According to Businessweek the results are scary: “Flame can monitor keystrokes, steal passwords, turn on victims’ microphones to record conversations, and take screenshots of Internet sessions. It’s able to send the captured information to so-called command-and-control servers around the world and receive software updates from them. It’s essentially a permanent desktop spy.”

With the stakes high –– control systems for energy and military systems can be hacked and breached, hacking is the new form of modern warfare, something that started reaching our consciousness with the movie War Games in 1983.

But the way things are shaping up today the characters and consequences seem to be more from a superhero movie, but it’s not always easy know who’s good and who’s bad when it comes to the environmental impact of cyber warfare.
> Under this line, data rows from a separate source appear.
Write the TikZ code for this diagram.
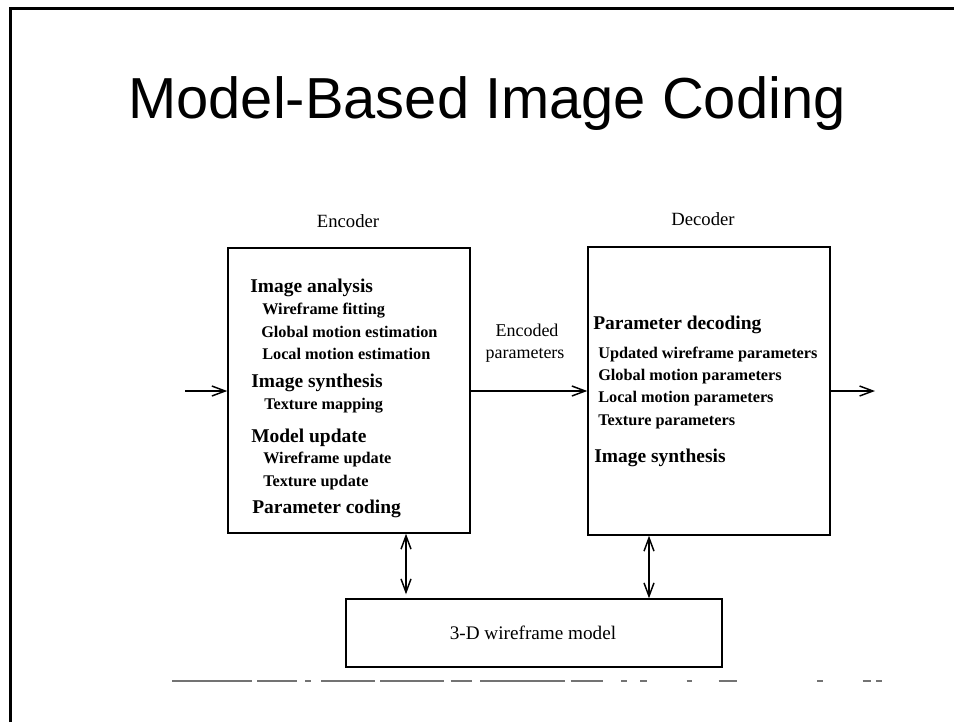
\documentclass[tikz,border=0pt]{standalone}
\usepackage{fontspec}
\usetikzlibrary{arrows.meta}
\newfontfamily\titlefont{Liberation Sans}
\newfontfamily\tnr{Liberation Serif}
\begin{document}
\begin{tikzpicture}[x=0.75pt,y=-0.75pt,
  box/.style={draw,line width=1.1pt,rectangle,inner sep=0pt},
  arr/.style={line width=1.1pt,-{Straight Barb[length=10pt,width=7.5pt,line width=1.1pt]}},
  darr/.style={line width=1.1pt,{Straight Barb[length=10pt,width=7.5pt,line width=1.1pt]}-{Straight Barb[length=10pt,width=7.5pt,line width=1.1pt]}},
  head/.style={anchor=base west,inner sep=0pt,font=\tnr\bfseries\fontsize{14.6pt}{16pt}\selectfont},
  sub/.style={anchor=base west,inner sep=0pt,font=\tnr\bfseries\fontsize{12.2pt}{14pt}\selectfont},
  lab/.style={anchor=base,inner sep=0pt,font=\tnr\fontsize{14pt}{16pt}\selectfont},
  frame/.style={line width=1.9pt}]
\useasboundingbox (0,0) rectangle (954,722);
% slide frame
\draw[frame] (10.5,722) -- (10.5,8.3) -- (954,8.3);
% title
\node[anchor=base,inner sep=0pt,font=\titlefont\fontsize{43.4pt}{48pt}\selectfont] (title) at (487,118) {Model-Based Image Coding};
% boxes
\node[box,minimum width=181.5pt,minimum height=213.75pt] (enc) at (349,390.5) {};
\node[box,minimum width=181.5pt,minimum height=216pt] (dec) at (709,391) {};
\node[box,minimum width=282pt,minimum height=51pt] (wire) at (534,633) {};
% labels above
\node[lab] (enclab) at (348,227) {Encoder};
\node[lab] (declab) at (703,225) {Decoder};
\node[lab,font=\tnr\fontsize{13.5pt}{16pt}\selectfont] (encd1) at (527,336) {Encoded};
\node[lab,font=\tnr\fontsize{13.5pt}{16pt}\selectfont] (encd2) at (525,358) {parameters};
\node[lab,font=\tnr\fontsize{14.4pt}{16pt}\selectfont] (wiretxt) at (533,639) {3-D wireframe model};
% encoder text
\node[head] (e1) at (250,292) {Image analysis};
\node[sub] (e2) at (262,314) {Wireframe fitting};
\node[sub] (e3) at (261,337) {Global motion estimation};
\node[sub] (e4) at (262,359) {Local motion estimation};
\node[head] (e5) at (251,387) {Image synthesis};
\node[sub] (e6) at (264,409) {Texture mapping};
\node[head] (e7) at (251,442) {Model update};
\node[sub] (e8) at (263,463) {Wireframe update};
\node[sub] (e9) at (263,486) {Texture update};
\node[head] (e10) at (252,513) {Parameter coding};
% decoder text
\node[head] (d1) at (593,329) {Parameter decoding};
\node[sub] (d2) at (598,358) {Updated wireframe parameters};
\node[sub] (d3) at (598,380) {Global motion parameters};
\node[sub] (d4) at (598,402) {Local motion parameters};
\node[sub] (d5) at (598,425) {Texture parameters};
\node[head] (d6) at (594,462) {Image synthesis};
% connectors
\coordinate (in) at (185,391);
\coordinate (out) at (875,391);
\coordinate (lx) at (406,0);
\coordinate (rx) at (649,0);
\draw[arr] (in) -- (enc.west |- in);
\draw[arr] (enc.east |- in) -- (dec.west |- in);
\draw[arr] (dec.east |- out) -- (out);
\draw[darr,shorten >=3pt] (enc.south -| lx) -- (wire.north -| lx);
\draw[darr] (dec.south -| rx) -- (wire.north -| rx);
% broken scan line
\draw[black!55,line width=1pt,dash pattern=on 60pt off 4pt on 30pt off 6pt on 4pt off 8pt on 40pt off 4pt on 48pt off 5pt on 16pt off 6pt on 64pt off 4pt on 24pt off 14pt on 4pt off 10pt on 5pt off 30pt on 4pt off 20pt on 14pt] (172,681) -- (882,681);
\end{tikzpicture}
\end{document}
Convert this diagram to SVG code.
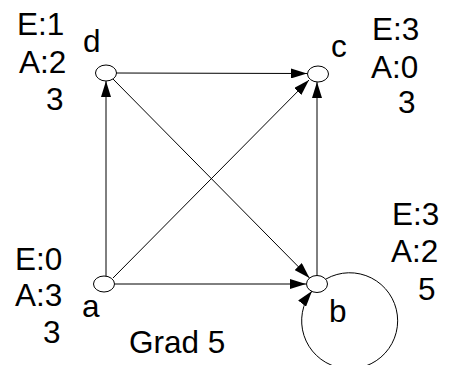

If you are Rupert Murdoch, the cost to your pocket can be monumental –– about 239 million pounds.

Richard Power from the Computer Security Institute says if you’re running a major ebusiness and are making $600,000 an hour, then denial of service is more than half a million dollars for every hour you are down.

What this means really is that companies, if you consider them ecosystems, lose productivity and network operation time. While I like the Jewish idea of rest once a week on the Sabbath, where all business goes down, and devices too are powered down, it’s done in a controlled way with planning and foresight. Disruptive hacking is more like a tornado mixed with extreme climate change in an otherwise peaceful forest. It takes much more effort and resources to rebuild what was lost in order for companies to start operating again where they left off.

Cyber war or traditional war with rockets? What do you think is better for the planet?